I hope that helps as a start.

Thank you for this article.

Do you know about SVMs(Support vector machine)?

I think these algorithm that can have some space in the Map.

Yes Ping, I left it off because it did not fit in neatly. I need to update the map to include it.

Hello everyone I am a student of NIT Raipur and currently implementing a project which would showcase a virtual tour of my college… So is there any way in which I could involve machine learning algorithms to implement virtual tour..?

Perhaps a chat bot that gives contextual-based commentary?

Great article. Learning an algorithm from scratch is the equivalent of tinkering or disarming an electronic device to see how it works internally. It is fun and very instructive! It also dissipates the mystery halo that surrounds them when we use an off-the-shelf implementation that comes in a library. Then, we can make better, more informed decisions!
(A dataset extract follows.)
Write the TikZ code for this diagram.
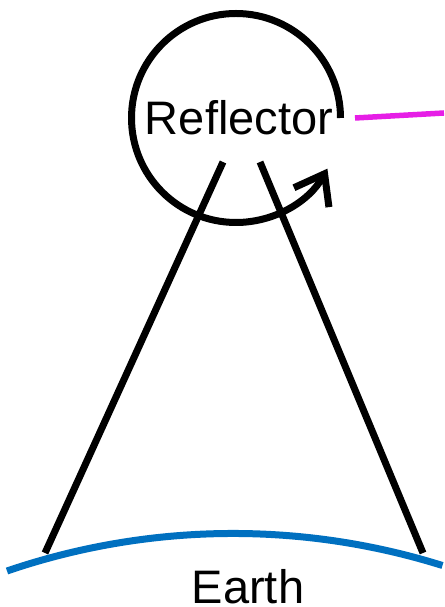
\documentclass[tikz,border=0pt]{standalone}
\usepackage{fontspec}
\setmainfont{Liberation Sans}
\usepackage{tikz}
\usetikzlibrary{positioning, arrows.meta, calc}
\definecolor{earthblue}{RGB}{0,112,192}
\definecolor{linkpink}{RGB}{230,30,230}
\tikzset{
    thick line/.style={line width=7pt, black},
    big label/.style={font=\fontsize{47}{56}\selectfont, inner sep=0pt, anchor=base},
    spin arrow/.style={-{Straight Barb[length=27pt, width=40pt, line width=7pt]}}
}

\begin{document}
\begin{tikzpicture}[x=1pt, y=1pt]
\useasboundingbox (0,0) rectangle (444,607);

% reflector and its spin
\coordinate (centre) at (236,489);
\node[big label] (refl) at (239,472) {Reflector};
\draw[thick line, spin arrow] ($(centre)+(104.5,0)$) arc[start angle=0, end angle=331, radius=104.5];

% link going off to the right
\coordinate (link start) at (355,489);
\coordinate (link end) at (444,494);
\draw[line width=5.5pt, linkpink] (link start) -- (link end);

% beam cone down to the ground
\coordinate (beam l top) at (223,445);
\coordinate (beam r top) at (260,445);
\coordinate (beam l foot) at (45,54);
\coordinate (beam r foot) at (423,54);
\draw[thick line] (beam l top) -- (beam l foot);
\draw[thick line] (beam r top) -- (beam r foot);

% ground
\coordinate (ground l) at (7,36);
\draw[line width=7pt, earthblue] (ground l) arc[start angle=108.85, end angle=72.6, radius=700];
\node[big label] (earth) at (248,4) {Earth};
\end{tikzpicture}
\end{document}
Regarding unit testing in machine learning: What should we test? Given that the output of a model is non-deterministic due to many random factors (initialization, the order in the data, etc), what should we check? That the error is within some bounds? That the structure of the network (in case we are in deep learning territory) is the one we expect? I’d love to know your take on this.

Thanks in advance for your time and attention!

Good question.

Try and test functions or modules first.

For the algorithm, perhaps use a small well defined linear problem/s that can be solved and test for the solution or solution with in tolerance.